• Requirements:
Repeat verbatim the lines from the one containing "Rebuild this chart" to the one containing "21, 26, 20]", ends included, minus any pictures.

• Records from a collection:
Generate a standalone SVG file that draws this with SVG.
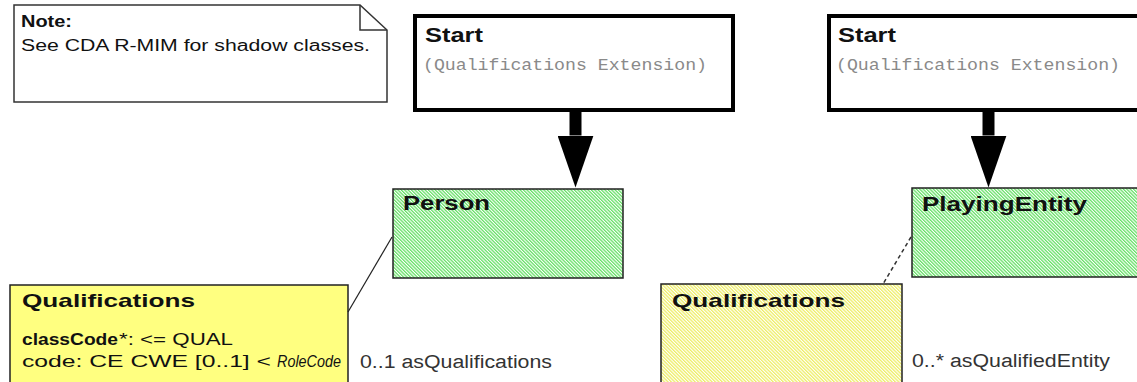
<svg xmlns="http://www.w3.org/2000/svg" width="1137" height="382" viewBox="0 0 1137 382">
<style>
.bg{fill:#ffffff}
.start{fill:#ffffff;stroke:#000;stroke-width:4}
.cls{stroke:#222;stroke-width:1.5}
.note{fill:#ffffff;stroke:#333;stroke-width:1.5}
.fold{fill:none;stroke:#333;stroke-width:1.5}
.t{font-family:"Liberation Sans",Arial,sans-serif;fill:#111}
.b{font-weight:bold}
.mono{font-family:"Liberation Mono","Courier New",monospace;fill:#8a8a8a}
.lbl{font-family:"Liberation Sans",Arial,sans-serif;fill:#333}
.con{stroke:#222;stroke-width:1.2;fill:none}
.dash{stroke:#333;stroke-width:1.5;stroke-dasharray:4,3}
.big{stroke:#000;stroke-width:12;fill:none}
</style>
<defs>
<pattern id="hg" patternUnits="userSpaceOnUse" width="2.4" height="10" patternTransform="rotate(-45)">
<rect width="2.4" height="10" fill="#ffffff"/>
<rect width="1.3" height="10" fill="#66e066"/>
</pattern>
<pattern id="hy" patternUnits="userSpaceOnUse" width="2.4" height="10" patternTransform="rotate(-45)">
<rect width="2.4" height="10" fill="#ffffff"/>
<rect width="1.3" height="10" fill="#eeee66"/>
</pattern>
<marker id="ah" viewBox="0 0 52 36" markerWidth="52" markerHeight="36" refX="0" refY="18" orient="auto" markerUnits="userSpaceOnUse">
<path d="M0,0 L52,18 L0,36 Z" fill="#000"/>
</marker>
</defs>
<rect class="bg" x="0" y="0" width="1137" height="382"/>

<g id="note">
<path class="note" d="M14,5 H360 L387,30 V102 H14 Z"/>
<path class="fold" d="M360,5 V30 H387"/>
<text class="t b" x="21" y="27" font-size="17" textLength="51" lengthAdjust="spacingAndGlyphs">Note:</text>
<text class="t" x="21" y="51" font-size="16" textLength="349" lengthAdjust="spacingAndGlyphs" fill="#222">See CDA R-MIM for shadow classes.</text>
</g>

<g id="start1">
<rect class="start" x="415" y="16" width="318" height="94"/>
<text class="t b" x="425" y="42" font-size="20" textLength="58" lengthAdjust="spacingAndGlyphs">Start</text>
<text class="mono" x="423" y="70" font-size="16" textLength="284" lengthAdjust="spacingAndGlyphs">(Qualifications Extension)</text>
</g>

<g id="start2">
<rect class="start" x="829" y="16" width="400" height="94"/>
<text class="t b" x="838" y="42" font-size="20" textLength="58" lengthAdjust="spacingAndGlyphs">Start</text>
<text class="mono" x="836" y="70" font-size="16" textLength="284" lengthAdjust="spacingAndGlyphs">(Qualifications Extension)</text>
</g>

<g id="person">
<rect class="cls" x="393" y="189" width="230" height="89" fill="url(#hg)"/>
<text class="t b" x="403" y="210" font-size="20" textLength="87" lengthAdjust="spacingAndGlyphs">Person</text>
</g>

<g id="playingEntity">
<rect class="cls" x="912" y="188" width="300" height="89" fill="url(#hg)"/>
<text class="t b" x="922" y="211" font-size="20" textLength="165" lengthAdjust="spacingAndGlyphs">PlayingEntity</text>
</g>

<g id="qualifications1">
<rect class="cls" x="10" y="285" width="338" height="120" fill="#ffff80"/>
<text class="t b" x="22" y="307" font-size="19" textLength="173" lengthAdjust="spacingAndGlyphs">Qualifications</text>
<text class="t b" x="22" y="345" font-size="16" textLength="96" lengthAdjust="spacingAndGlyphs">classCode</text>
<text class="t" x="119" y="345" font-size="16" textLength="114" lengthAdjust="spacingAndGlyphs">*: &lt;= QUAL</text>
<text class="t" x="22" y="367" font-size="16" textLength="249" lengthAdjust="spacingAndGlyphs">code: CE CWE [0..1] &lt;</text>
<text class="t" x="277" y="367" font-size="16" font-style="italic" textLength="64" lengthAdjust="spacingAndGlyphs">RoleCode</text>
</g>

<g id="qualifications2">
<rect class="cls" x="661" y="284" width="241" height="120" fill="url(#hy)"/>
<text class="t b" x="672" y="307" font-size="19" textLength="173" lengthAdjust="spacingAndGlyphs">Qualifications</text>
</g>

<g id="connectors">
<line class="big" x1="575.5" y1="112" x2="575.5" y2="135.5" marker-end="url(#ah)"/>
<line class="big" x1="988.5" y1="112" x2="988.5" y2="135.5" marker-end="url(#ah)"/>
<line class="con" x1="392" y1="237" x2="348" y2="312"/>
<line class="con dash" x1="911" y1="237" x2="883" y2="284"/>
<text class="lbl" x="360" y="368" font-size="18" textLength="192" lengthAdjust="spacingAndGlyphs">0..1 asQualifications</text>
<text class="lbl" x="912" y="367" font-size="18" textLength="198" lengthAdjust="spacingAndGlyphs">0..* asQualifiedEntity</text>
</g>
</svg>
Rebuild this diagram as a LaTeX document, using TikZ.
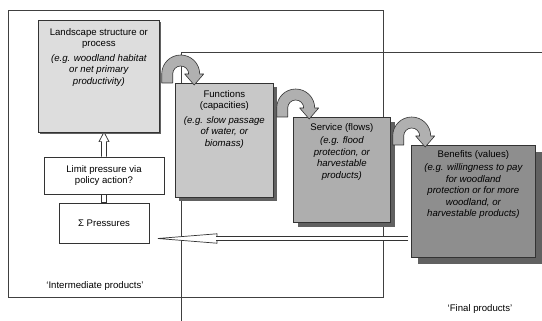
\documentclass[tikz,border=0pt]{standalone}
\usepackage{fontspec}
\setmainfont{Liberation Sans}
\usetikzlibrary{arrows.meta,shadows,calc}
\definecolor{landgray}{RGB}{221,221,221}
\definecolor{funcgray}{RGB}{200,200,200}
\definecolor{servgray}{RGB}{174,174,174}
\definecolor{benegray}{RGB}{142,142,142}
\definecolor{curlgray}{RGB}{176,176,176}
\newcommand{\boxtext}[4]{\parbox[c][#2][t]{#1}{\centering\rule{0pt}{#3}#4}}

\begin{document}
\begin{tikzpicture}[x=1pt,y=-1pt]

\tikzset{box/.style = {draw=black!80, line width=0.7pt, inner sep=0pt, anchor=north west, font=\fontsize{9.6}{11.5}\selectfont}}
\tikzset{plain/.style = {box, fill=white, align=center, anchor=center}}
\tikzset{shadowed/.style = {drop shadow={shadow xshift=#1, shadow yshift=-#1, fill=black!62, opacity=1}}}
\tikzset{frame/.style = {draw=black!75, line width=0.6pt}}
\tikzset{note/.style = {font=\fontsize{9.6}{11.5}\selectfont}}
\tikzset{block/.style = {draw=black!80, line width=0.7pt, fill=white, line join=miter}}
\tikzset{hollow/.style = {draw=black!80, line width=0.7pt, double=white, double distance=3.6pt}}
\tikzset{hollowhead/.style = {draw=black!80, line width=0.7pt, -{Triangle[length=#1, width=10pt, fill=white]}}}
\tikzset{curl/.pic = {\draw[fill=curlgray, draw=black!80, line width=0.6pt, line join=round]
  (0,0) -- (0,-9) arc[start angle=180, end angle=360, radius=19] -- (42,-9) -- (32.5,2)
  -- (23,-9) -- (27,-9) arc[start angle=360, end angle=180, radius=8] -- (11,0) -- cycle;}}

\useasboundingbox (0,0) rectangle (542,321);

\node[plain, minimum width=120pt, minimum height=37pt] (limit) at (104,175.5) {Limit pressure via\\ policy action?};
\node[plain, minimum width=90pt, minimum height=40pt] (pres) at (104,223) {Σ Pressures};
\coordinate (back) at (0,238.5);

%hollow arrows
\draw[block] ([xshift=-2.5pt]pres.north) rectangle ([xshift=2.5pt]limit.south);
\draw[block] ([xshift=-2.5pt]limit.north) -- ++(0,-15) -- ++(-2.5,0) -- ++(5,-9.5)
  -- ++(5,9.5) -- ++(-2.5,0) -- ++(0,15);

%frames
\draw[frame] (8,10) rectangle (383,297);
\draw[frame] (181,321) -- (181,52) -- (542,52);

\node[box, fill=landgray, shadowed=1.5pt] (land) at (38,20) {\boxtext{121pt}{112pt}{15pt}{Landscape structure or\\ process\\[3pt] {\itshape (e.g. woodland habitat\\ or net primary\\ productivity)}}};
\node[box, fill=funcgray, shadowed=4pt] (func) at (175,83) {\boxtext{98pt}{114pt}{14pt}{Functions\\ (capacities)\\[3pt] {\itshape (e.g. slow passage\\ of water, or\\ biomass)}}};
\node[box, fill=servgray, shadowed=5pt] (serv) at (293,117) {\boxtext{97pt}{105pt}{13pt}{Service (flows)\\[2pt] {\itshape (e.g. flood\\ protection, or\\ harvestable\\ products)}}};
\node[box, fill=benegray, shadowed=7pt] (bene) at (411,145) {\boxtext{124pt}{112pt}{12pt}{Benefits (values)\\[2pt] {\itshape (e.g. willingness to pay\\ for woodland\\ protection or for more\\ woodland, or\\ harvestable products)}}};

%return arrow
\draw[hollowhead=64pt, shorten <=3pt, shorten >=4pt] (bene.west |- back) -- (pres.east |- back);
\draw[hollow, shorten <=3pt, shorten >=67pt] (bene.west |- back) -- (pres.east |- back);

%curved arrows
\pic at ($(land.east |- func.north)+(2,0)$) {curl};
\pic at ($(func.east |- serv.north)+(3,0)$) {curl};
\pic at ($(serv.east |- bene.north)+(2,0)$) {curl};

\node[note] (inter) at (95,286) {`Intermediate products'};
\node[note] (final) at (480,309) {`Final products'};
\end{tikzpicture}
\end{document}
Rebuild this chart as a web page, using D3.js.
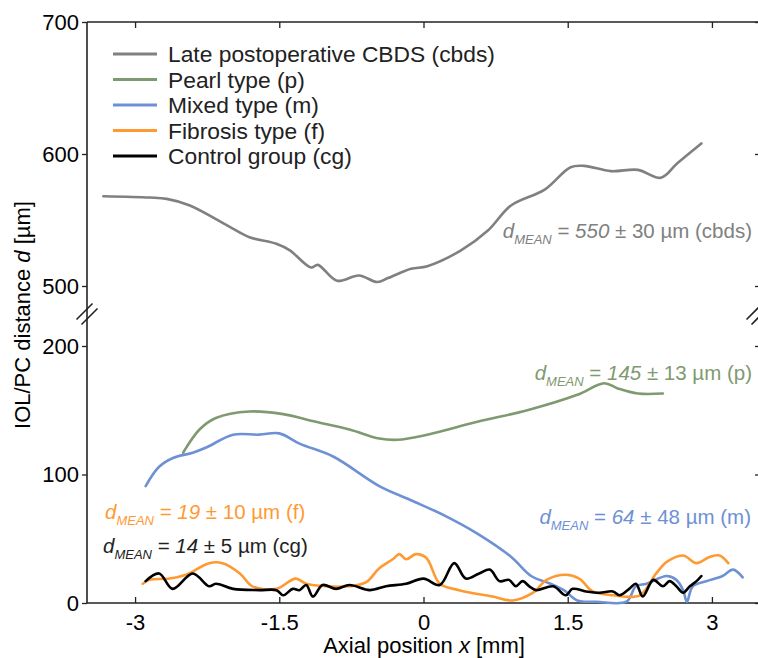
<!DOCTYPE html>
<html>
<head>
<meta charset="utf-8">
<script src="https://cdn.jsdelivr.net/npm/d3@7"></script>
<style>
  html, body { margin: 0; padding: 0; background: #fff; }
  svg { display: block; font-family: "Liberation Sans", Arial, sans-serif; }
</style>
</head>
<body>
<svg id="chart" width="758" height="658"></svg>
<script>
// ############################################################################
// Data (axial position x in mm, distance d in µm)
// ############################################################################

const cbdsX = [-3.33, -2.85, -2.67, -2.43, -2.02, -1.81, -1.53, -1.39, -1.17, -1.10, -0.90, -0.67, -0.48, -0.37, -0.13, 0.04, 0.39, 0.67, 0.91, 1.26, 1.53, 1.67, 1.95, 2.23, 2.47, 2.64, 2.89]
const cbdsD = [568, 567, 566, 561, 545, 537, 532, 527, 514, 516, 504, 508, 503, 506, 513, 515, 527, 542, 561, 573, 590, 591, 587, 588, 582, 593, 608]

const pearlX = [-2.50, -2.33, -2.16, -1.81, -1.46, -1.12, -0.77, -0.46, -0.27, 0.04, 0.56, 1.08, 1.60, 1.88, 2.02, 2.23, 2.49]
const pearlD = [117, 135, 144, 149, 147, 141, 135, 128, 127, 131, 141, 150, 162, 171, 167, 163, 163]

const mixedX = [-2.89, -2.75, -2.60, -2.40, -2.26, -1.98, -1.71, -1.50, -1.29, -0.94, -0.46, -0.13, 0.22, 0.56, 0.91, 1.12, 1.32, 1.46, 1.60, 1.80, 2.11, 2.21, 2.32, 2.53, 2.63, 2.70, 2.74, 2.80, 2.94, 3.11, 3.22, 3.32]
const mixedD = [91, 106, 113, 117, 121, 131, 131, 132, 124, 114, 91, 80, 68, 54, 36, 21, 15, 10, 2, 1, 1, 13, 15, 21, 18, 10, 1, 13, 17, 21, 26, 20]

const fibrosisX = [-2.92, -2.85, -2.64, -2.47, -2.23, -2.09, -1.91, -1.78, -1.53, -1.33, -1.22, -1.01, -0.77, -0.60, -0.46, -0.32, -0.25, -0.18, -0.08, 0.03, 0.17, 0.37, 0.72, 0.93, 1.14, 1.28, 1.48, 1.62, 1.76, 1.97, 2.25, 2.42, 2.53, 2.70, 2.84, 2.98, 3.08, 3.17]
const fibrosisD = [15, 18, 19, 22, 31, 31, 23, 13, 11, 19, 15, 13, 13, 16, 27, 34, 38, 34, 38, 35, 15, 10, 5, 2, 8, 18, 22, 19, 9, 6, 6, 23, 32, 37, 31, 36, 37, 31]

const controlX = [-2.89, -2.75, -2.61, -2.40, -2.23, -2.16, -1.98, -1.71, -1.53, -1.46, -1.36, -1.29, -1.22, -1.15, -1.05, -0.91, -0.77, -0.56, -0.39, -0.18, 0.00, 0.17, 0.32, 0.44, 0.58, 0.69, 0.79, 0.89, 0.96, 1.03, 1.10, 1.17, 1.35, 1.48, 1.55, 1.69, 1.83, 1.97, 2.04, 2.14, 2.21, 2.28, 2.39, 2.49, 2.56, 2.63, 2.70, 2.77, 2.84, 2.89]
const controlD = [17, 23, 11, 23, 13, 15, 11, 10, 10, 6, 11, 10, 14, 5, 14, 11, 14, 10, 13, 15, 19, 14, 31, 19, 23, 26, 17, 18, 13, 17, 13, 10, 13, 6, 11, 9, 8, 9, 6, 11, 15, 5, 18, 13, 17, 13, 8, 13, 17, 21]

const legendLabels = ["Late postoperative CBDS (cbds)", "Pearl type (p)", "Mixed type (m)", "Fibrosis type (f)", "Control group (cg)"]
const seriesColors = ["#808080", "#7f9a70", "#6e90d4", "#ff9a33", "#000000"]

const xTicks = [-3, -1.5, 0, 1.5, 3]
const yTopTicks = [500, 600, 700]
const yBotTicks = [0, 100, 200]

// annotation: [mean, sd, tag]
const meanLabels = [[550, 30, "cbds"], [145, 13, "p"], [64, 48, "m"], [19, 10, "f"], [14, 5, "cg"]]


// ############################################################################
// Scales
// ############################################################################

const svg = d3.select("#chart")

const x = d3.scaleLinear().domain([-3.5, 3.5]).range([87, 760])
const yTop = d3.scaleLinear().domain([500, 700]).range([286, 22])
const yBot = d3.scaleLinear().domain([0, 200]).range([603, 346])

const left = x(-3.5), right = x(3.5)


// ############################################################################
// Axes
// ############################################################################

function styleAxis(g, size)
{
  g.select(".domain").remove()
  g.selectAll(".tick line").attr("stroke", "#222").attr("stroke-width", 1.3)
  g.selectAll(".tick text")
    .attr("fill", "#000")
    .style("font-size", size + "px")
    .style("font-family", "'Liberation Sans', Arial, sans-serif")
}

// frame lines
svg.append("line")
  .attr("x1", left).attr("x2", left).attr("y1", yTop(700)).attr("y2", yBot(0))
  .attr("stroke", "#222").attr("stroke-width", 1.6)
svg.append("line")
  .attr("x1", left).attr("x2", right).attr("y1", yTop(700)).attr("y2", yTop(700))
  .attr("stroke", "#222").attr("stroke-width", 1.6)
svg.append("line")
  .attr("x1", left).attr("x2", right).attr("y1", yBot(0)).attr("y2", yBot(0))
  .attr("stroke", "#222").attr("stroke-width", 1.6)

// left axes with labels
svg.append("g").attr("transform", `translate(${left},0)`)
  .call(d3.axisLeft(yTop).tickValues(yTopTicks).tickSize(5).tickPadding(3).tickFormat(d3.format("d")))
  .call(g => styleAxis(g, 22))
svg.append("g").attr("transform", `translate(${left},0)`)
  .call(d3.axisLeft(yBot).tickValues(yBotTicks).tickSize(5).tickPadding(3).tickFormat(d3.format("d")))
  .call(g => styleAxis(g, 22))

// right axes, ticks pointing inward
svg.append("g").attr("transform", `translate(${right},0)`)
  .call(d3.axisRight(yTop).tickValues(yTopTicks).tickSize(-5).tickFormat(""))
  .call(g => styleAxis(g, 22))
svg.append("g").attr("transform", `translate(${right},0)`)
  .call(d3.axisRight(yBot).tickValues(yBotTicks).tickSize(-5).tickFormat(""))
  .call(g => styleAxis(g, 22))

// bottom axis, ticks inward
svg.append("g").attr("transform", `translate(0,${yBot(0)})`)
  .call(d3.axisBottom(x).tickValues(xTicks).tickSizeInner(-6).tickSizeOuter(0).tickPadding(11).tickFormat(d => String(d)))
  .call(g => styleAxis(g, 22))

// top axis, ticks inward
svg.append("g").attr("transform", `translate(0,${yTop(700)})`)
  .call(d3.axisTop(x).tickValues(xTicks).tickSizeInner(-6).tickSizeOuter(0).tickFormat(""))
  .call(g => styleAxis(g, 22))

// break marks "//"
const breakY = 314
;[left, right - 3].forEach(bx => {
  [-2.5, 2.5].forEach(off => {
    svg.append("line")
      .attr("x1", bx - 8 + off).attr("y1", breakY + 8 + off)
      .attr("x2", bx + 8 + off).attr("y2", breakY - 8 + off)
      .attr("stroke", "#222").attr("stroke-width", 1.6)
  })
})

// axis titles
const xTitle = svg.append("text")
  .attr("x", 424).attr("y", 653)
  .attr("text-anchor", "middle")
  .style("font-size", "22px")
xTitle.append("tspan").text("Axial position ")
xTitle.append("tspan").style("font-style", "italic").text("x")
xTitle.append("tspan").text(" [mm]")

const yTitle = svg.append("text")
  .attr("transform", "translate(30,315) rotate(-90)")
  .attr("text-anchor", "middle")
  .style("font-size", "22px")
yTitle.append("tspan").text("IOL/PC distance ")
yTitle.append("tspan").style("font-style", "italic").text("d")
yTitle.append("tspan").text(" [µm]")


// ############################################################################
// Curves
// ############################################################################

const series = [
  { xs: cbdsX,     ds: cbdsD,     y: yTop },
  { xs: pearlX,    ds: pearlD,    y: yBot },
  { xs: mixedX,    ds: mixedD,    y: yBot },
  { xs: fibrosisX, ds: fibrosisD, y: yBot },
  { xs: controlX,  ds: controlD,  y: yBot }
]

series.forEach((s, i) => {
  const pts = s.xs.map((v, k) => [v, s.ds[k]])
  const line = d3.line()
    .x(p => x(p[0]))
    .y(p => s.y(p[1]))
    .curve(d3.curveCatmullRom.alpha(0.5))
  svg.append("path")
    .datum(pts)
    .attr("d", line)
    .attr("fill", "none")
    .attr("stroke", seriesColors[i])
    .attr("stroke-width", 2.6)
    .attr("stroke-linejoin", "round")
    .attr("stroke-linecap", "round")
})


// ############################################################################
// Legend
// ############################################################################

legendLabels.forEach((label, i) => {
  const cy = 54 + i * 25.5
  svg.append("line")
    .attr("x1", 113).attr("x2", 157).attr("y1", cy).attr("y2", cy)
    .attr("stroke", seriesColors[i]).attr("stroke-width", 3)
  svg.append("text")
    .attr("x", 168).attr("y", cy + 8)
    .attr("fill", "#222")
    .style("font-size", "22.8px")
    .text(label)
})


// ############################################################################
// Mean annotations
// ############################################################################

// position: [x, baseline y, anchor]
const meanPos = [[752, 238, "end"], [752, 380, "end"], [751, 524, "end"], [105, 519, "start"], [103, 553, "start"]]
const meanColors = ["#808080", "#7f9a70", "#6e90d4", "#ff9a33", "#222"]

meanLabels.forEach((m, i) => {
  const t = svg.append("text")
    .attr("x", meanPos[i][0]).attr("y", meanPos[i][1])
    .attr("text-anchor", meanPos[i][2])
    .attr("fill", meanColors[i])
    .style("font-size", "20.5px")
  t.append("tspan").style("font-style", "italic").text("d")
  t.append("tspan").style("font-style", "italic").style("font-size", "13px").attr("dy", 6).text("MEAN")
  t.append("tspan").attr("dy", -6).text(" = ")
  t.append("tspan").style("font-style", "italic").text(m[0])
  t.append("tspan").text(" ± " + m[1] + " µm (" + m[2] + ")")
})
</script>
</body>
</html>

• In response:
Rebuild this chart as a web page, using D3.js.
<!DOCTYPE html>
<html>
<head>
<meta charset="utf-8">
<script src="https://cdn.jsdelivr.net/npm/d3@7"></script>
<style>
  html, body { margin: 0; padding: 0; background: #fff; }
  svg { display: block; font-family: "Liberation Sans", Arial, sans-serif; }
</style>
</head>
<body>
<svg id="chart" width="758" height="658"></svg>
<script>
// ############################################################################
// Data (axial position x in mm, distance d in µm)
// ############################################################################

const cbdsX = [-3.33, -2.85, -2.67, -2.43, -2.02, -1.81, -1.53, -1.39, -1.17, -1.10, -0.90, -0.67, -0.48, -0.37, -0.13, 0.04, 0.39, 0.67, 0.91, 1.26, 1.53, 1.67, 1.95, 2.23, 2.47, 2.64, 2.89]
const cbdsD = [568, 567, 566, 561, 545, 537, 532, 527, 514, 516, 504, 508, 503, 506, 513, 515, 527, 542, 561, 573, 590, 591, 587, 588, 582, 593, 608]

const pearlX = [-2.50, -2.33, -2.16, -1.81, -1.46, -1.12, -0.77, -0.46, -0.27, 0.04, 0.56, 1.08, 1.60, 1.88, 2.02, 2.23, 2.49]
const pearlD = [117, 135, 144, 149, 147, 141, 135, 128, 127, 131, 141, 150, 162, 171, 167, 163, 163]

const mixedX = [-2.89, -2.75, -2.60, -2.40, -2.26, -1.98, -1.71, -1.50, -1.29, -0.94, -0.46, -0.13, 0.22, 0.56, 0.91, 1.12, 1.32, 1.46, 1.60, 1.80, 2.11, 2.21, 2.32, 2.53, 2.63, 2.70, 2.74, 2.80, 2.94, 3.11, 3.22, 3.32]
const mixedD = [91, 106, 113, 117, 121, 131, 131, 132, 124, 114, 91, 80, 68, 54, 36, 21, 15, 10, 2, 1, 1, 13, 15, 21, 18, 10, 1, 13, 17, 21, 26, 20]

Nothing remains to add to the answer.